As an outsider who knows little of the history of others, the plot exposes what slavery means, the drastic gap between the social strata where discrimination was right under one’s nose and playing out as the economic engine even to the minuscule of the everyday lives in homes of the era. Insights of the society’s lifestyle were painted throughout the book.
For the wealthy; the contribution of slaves in the kitchen, in the domestic care and farming were undoubtedly tremendous, yet the lives of these slaves were seen as conveniently replaceable and little to no value. The trade treated them as commodity and recognizes no colours as it absorbed the poor and misfortunate too.

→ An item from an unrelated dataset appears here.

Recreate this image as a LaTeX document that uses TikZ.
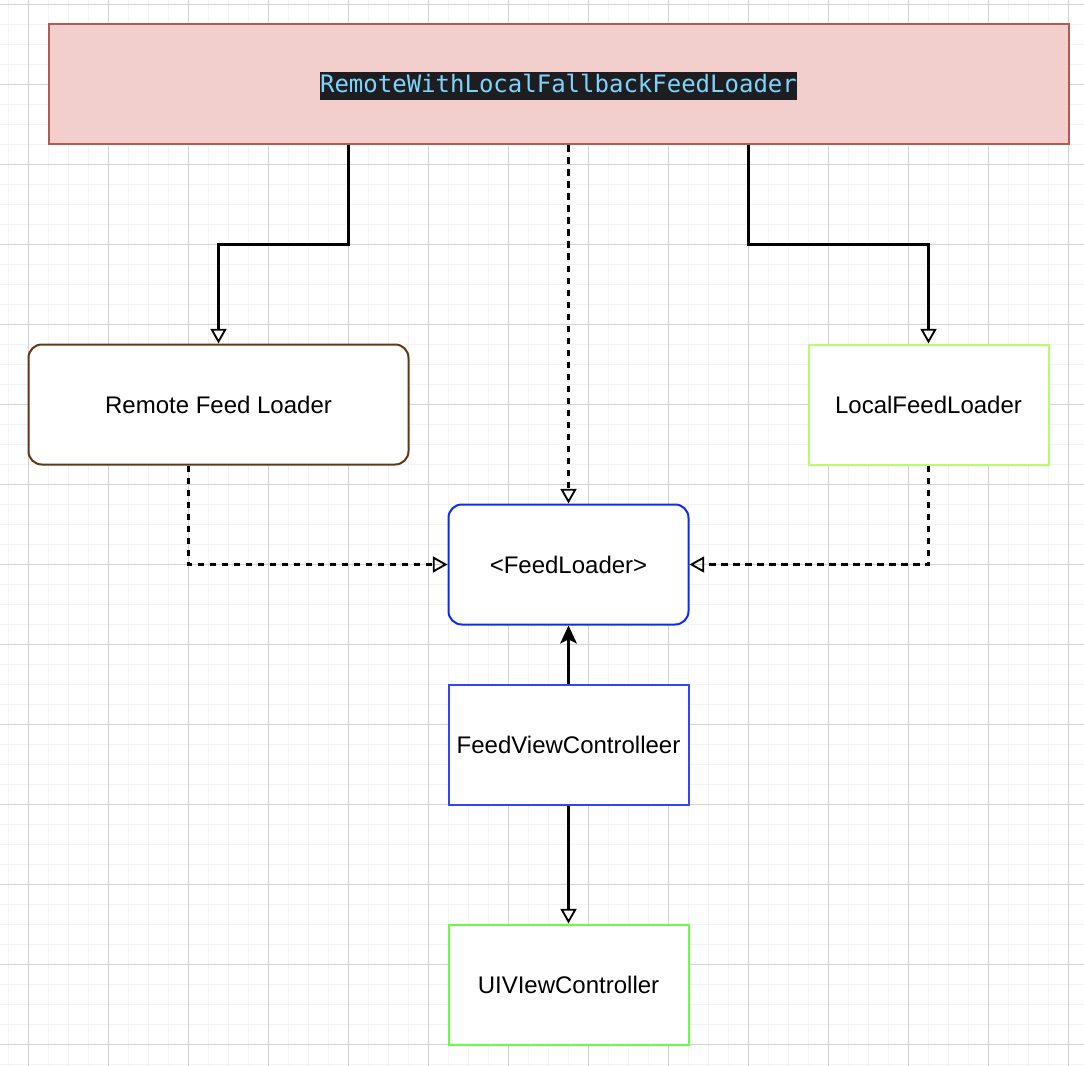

Education was not for everyone, unlike today; the responsibility rest in families, conducted privately in homes and centered on the “3 Rs” (reading, writing and arithmetic) along with moral and religious training. The wealthy families’ children were schooled by tutors, while the older ones were sent to private schools and to further in college. The urban areas employed the teaching methods whereby the more advanced students taught those lesser in order to educate a larger group of students at a lower cost.
The freedom of religion and tolerance were practiced where Christians and Muslims were found living in a roof, even among slaves. People seemed to enjoy visiting, dancing, music and horse riding. The musical culture gradually grown as dances became an important social outlet and entertainment, while some slaves were taught music in order to play for their masters during functions where feasting, music and dancing were some of the common activities.
However deep in the core of the plot, the broken marriages and dysfunctional families played out, tearing the once beautiful kitchen house from inside-out, terrorizing every household and not even a slave was spared. Layer-by-layer secrecy piled up until it peaked and erupted like an unstable volcano spewing molten rocks, sizzling hot lava and dense smoke inflicting its victims with pain, agony, misery, impairment and even deaths.
It’s a tasteful historical novel with a pleasant narrative style which does not mystify a reader with complicated jargon nor any way near with getting lost.
As a closure, the expression “the kitchen is the heart and soul of the home” echoes throughout the book if you care to see it. Many activities of the household portrayed in the book revolve around it. Not only that, it mirrors the wide spectrum of a society and reflects the condition of a country or even a representation of the world at a particular point in time. To put it simply, it bare it all.